In recent years, pay at the bottom end in adult social care has been driven up by the national living wage (NLW) - the salary floor, now worth £12.21 an hour, payable to employees aged 21 and over. The latest Skills for Care sector report covered the period during which the NLW was £11.44 an hour, having increased from £10.42 on 1 April 2024, a rise of 9.8%.

It found that the median average wage for independent sector care workers rose by 9.1% (or 6.3% in real terms), in the year to March 2025, from £11 to £12 an hour.

However, there continued to be little reward for experience in the sector, with independent sector care workers with five years' experience earning only 7p more per hour than those with less than a year's experience.

By contrast, healthcare assistants in the NHS with two years' experience at band 3 on the Agenda for Change scale earn 82p more per hour than those with no experience at all.

Sector 'must be realistic about challenges'

In her foreword to the report, Skills for Care chief executive Oonagh Smyth said: "It’s unquestionably a good thing that our workforce is continuing to grow, with vacancy and turnover rates continuing to fall.

"But, with international recruitment still driving these improvements, a declining number of British nationals in the workforce – with no obvious drivers of new domestic recruitment – and falling qualification levels at a time when care roles are becoming more complex, we need to be realistic about the challenges we still face."

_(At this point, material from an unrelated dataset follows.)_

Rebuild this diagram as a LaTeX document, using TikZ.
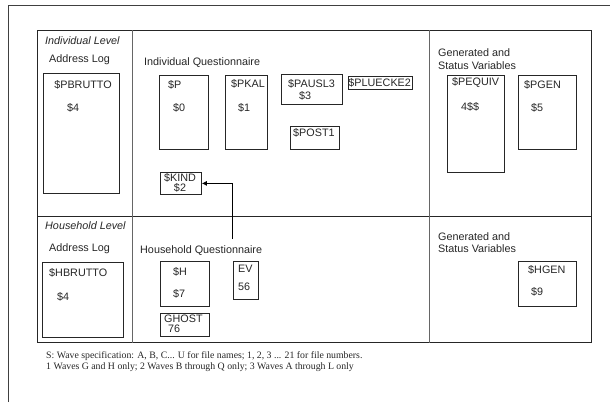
\documentclass[tikz,border=0pt]{standalone}
\usepackage{fontspec}
\setmainfont{Liberation Sans}
\newfontfamily\serifnote{Liberation Serif}
\usetikzlibrary{arrows.meta}
\begin{document}
\begin{tikzpicture}[x=1pt,y=-1pt,
  every node/.style={font=\fontsize{10.8}{12.5}\selectfont, text=black!85},
  lbl/.style={anchor=west, inner sep=0pt},
  box/.style={draw=black!85, line width=0.8pt, anchor=north west, inner sep=0pt},
  frame/.style={draw=black!85, line width=0.9pt},
  divider/.style={draw=black!60, line width=0.8pt},
  note/.style={anchor=west, inner sep=0pt, font=\serifnote\fontsize{9.8}{11}\selectfont}]
\useasboundingbox (0,0) rectangle (610,402);
% page frame
\draw[draw=black!75, line width=0.8pt] (8,402) -- (8,5) -- (610,5);
% table
\draw[frame] (37.7,30) rectangle (591.7,342.7);
\draw[frame] (37.7,216) -- (591.7,216);
\draw[divider] (132.7,30) -- (132.7,342.7);
\draw[divider] (429,30) -- (429,342.7);

% ---------- Individual level ----------
\node[lbl, font=\itshape\fontsize{10.8}{12.5}\selectfont] (il) at (45,41) {Individual Level};
\node[lbl] (al1) at (49,60) {Address Log};
\node[box, minimum width=75.7pt, minimum height=120pt] (PBRUTTO) at (43.3,73) {};
\node (tPBRUTTO) at (83,85) {\$PBRUTTO};
\node[lbl] (v4a) at (67,108) {\$4};

\node[lbl] (iq) at (144,63) {Individual Questionnaire};
\node[box, minimum width=49pt, minimum height=74pt] (P) at (159,75) {};
\node[lbl] (tP) at (168,85) {\$P};
\node[lbl] (v0) at (173,108) {\$0};
\node[box, minimum width=42pt, minimum height=74pt] (PKAL) at (225,75) {};
\node[lbl] (tPKAL) at (231,84) {\$PKAL};
\node[lbl] (v1) at (238,108) {\$1};
\node[box, minimum width=60.7pt, minimum height=30pt] (PAUSL3) at (281,74) {};
\node[lbl] (tPAUSL3) at (288,84) {\$PAUSL3};
\node[lbl] (v3) at (299,96) {\$3};
\node[box, minimum width=64pt, minimum height=13pt, line width=0.6pt] (PLUECKE2) at (347.7,76) {};
\node (tPLUECKE2) at (379.7,82.5) {\$PLUECKE2};
\node[box, minimum width=49pt, minimum height=23pt] (POST1) at (290,126) {};
\node[lbl] (tPOST1) at (293,133) {\$POST1};
\node[box, minimum width=41pt, minimum height=22pt] (KIND) at (160,172) {};
\node (tKIND) at (180,177.5) {\$KIND};
\node (v2) at (180,188) {\$2};

\node[lbl, align=left] (gs1) at (438,59) {Generated and\\Status Variables};
\node[box, minimum width=57.3pt, minimum height=97pt, line width=0.6pt] (PEQUIV) at (446.7,75) {};
\node[lbl] (tPEQUIV) at (452,83) {\$PEQUIV};
\node[lbl] (v4ss) at (461,107) {4\$\$};
\node[box, minimum width=57.7pt, minimum height=74pt, line width=0.6pt] (PGEN) at (518,75) {};
\node[lbl] (tPGEN) at (524,85) {\$PGEN};
\node[lbl] (v5) at (531,108) {\$5};

% ---------- Household level ----------
\node[lbl, font=\itshape\fontsize{10.8}{12.5}\selectfont] (hl) at (45,226) {Household Level};
\node[lbl] (al2) at (49,249) {Address Log};
\node[box, minimum width=81pt, minimum height=75pt, line width=1pt] (HBRUTTO) at (41.7,262) {};
\node[lbl] (tHBRUTTO) at (49,273) {\$HBRUTTO};
\node[lbl] (v4b) at (57,297) {\$4};

\node[lbl] (hq) at (140,251) {Household Questionnaire};
\node[box, minimum width=49pt, minimum height=45pt] (H) at (160,261) {};
\node[lbl] (tH) at (173,272) {\$H};
\node[lbl] (v7) at (173,294) {\$7};
\node[box, minimum width=25.3pt, minimum height=37.7pt] (EV) at (232.7,261) {};
\node[lbl] (tEV) at (238,269) {EV};
\node[lbl] (v56) at (238,287) {56};
\node[box, minimum width=49pt, minimum height=23pt] (GHOST) at (160,313) {};
\node[lbl] (tGHOST) at (164,318.5) {GHOST};
\node[lbl] (v76) at (168,329) {76};

\node[lbl, align=left] (gs2) at (438,242.5) {Generated and\\Status Variables};
\node[box, minimum width=57.7pt, minimum height=45pt] (HGEN) at (518,261) {};
\node[lbl] (tHGEN) at (528,270) {\$HGEN};
\node[lbl] (v9) at (531,292) {\$9};

% arrow
\coordinate (arrstart) at (232.3,239);
\draw[draw=black, line width=0.8pt, -{Latex[length=5pt,width=5pt]}] (arrstart) |- (KIND.east);

% footnote
\node[note] (n1) at (46,356) {S: Wave specification: A, B, C... U for file names; 1, 2, 3 ... 21 for file numbers.};
\node[note] (n2) at (46,367.5) {1 Waves G and H only; 2 Waves B through Q only; 3 Waves A through L only};
\end{tikzpicture}
\end{document}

A Department of Health and Social Care (DHSC) spokesperson said the improvements in retention evident in the report were welcome, adding that the government's latest increase in the NLW had put "money in the pockets of some of the most deserving people in our society: care workers".

They added that the first fair pay agreement for adult social care would "further improve the terms, conditions, and pay of care workers, and...help them stay and progress in the social care sector".